If women do not collectively retaliate against this problem and see this uneven status quo, then men will not have an incentive to reflect on their benevolently sexist ideals, and the cycle will continue indefinitely.
The same people who endorse benevolent sexism, are also more likely to validate hostile sexism. This is particularly of concern to Fiji given the prevalence of hostile sexism, and violence against women.
An implication of this is that it lowers the chances of improving the level of objective gender equality in Fiji. This widening gap in gender equality then prolongs the effects of gender-based violence and domestic violence.
What can we do?
The issue with Fiji is that it is a conservative society that is built upon traditional gender norms that is evident in both iTaukei and Fijians of Indian descent families.
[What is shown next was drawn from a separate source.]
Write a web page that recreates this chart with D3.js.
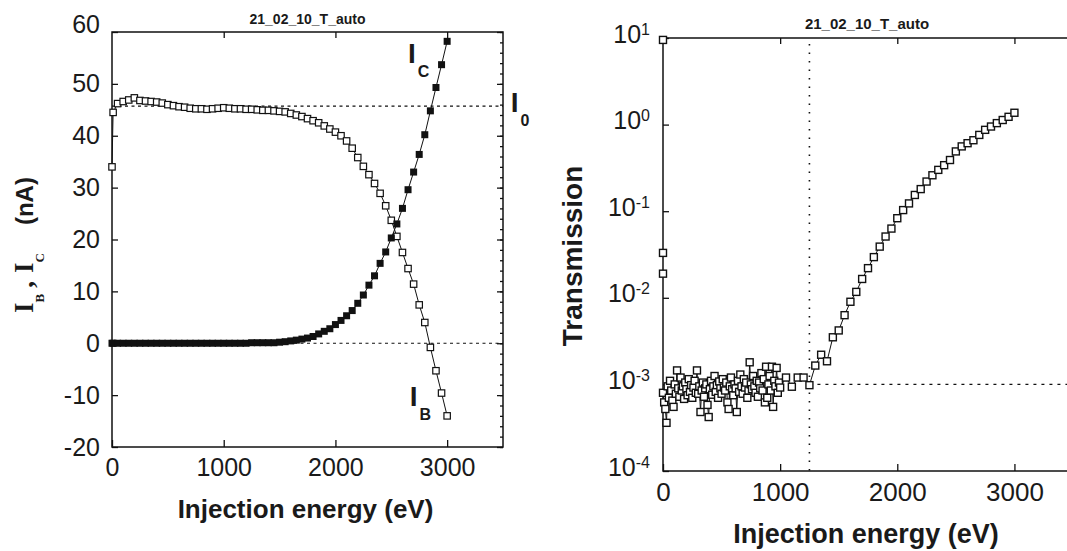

Ageism also continues to be a barrier in diminishing the level of equality among genders in Fiji.
Out of respect, most minors are not allowed to question the decision and laws mandated by elders about gender roles.
The process towards achieving some level of gender equality is complex and requires systematic solutions. Acknowledging, and acting out on, benevolently sexist remarks is the first step towards establishing a basis for equal opportunity for women.
Staying silent or being bewitched by the seemingly positive evaluations of an ideal woman seems to aggravate this even further.
Parents should also attempt to divert away from traditional gender beliefs and adopt a more progressive outlook – one that doesn’t put men in a dominant role and women in a subordinate position.
The problem isn’t about the death of chivalry, but the expectation of men to always provide, and women to submissively expect from them. No, holding the door open for a woman would not count as an act of oppression.
An uneven status quo that is perpetuated by a system of marginalisation, aided by these seemingly positive evaluations, does.
- Sahil Maisuria is a resident of Ba and a rising senior at New York University in Abu Dhabi, United Arab Emirates. The views expressed are the author’s and do not reflect the views of this newspaper.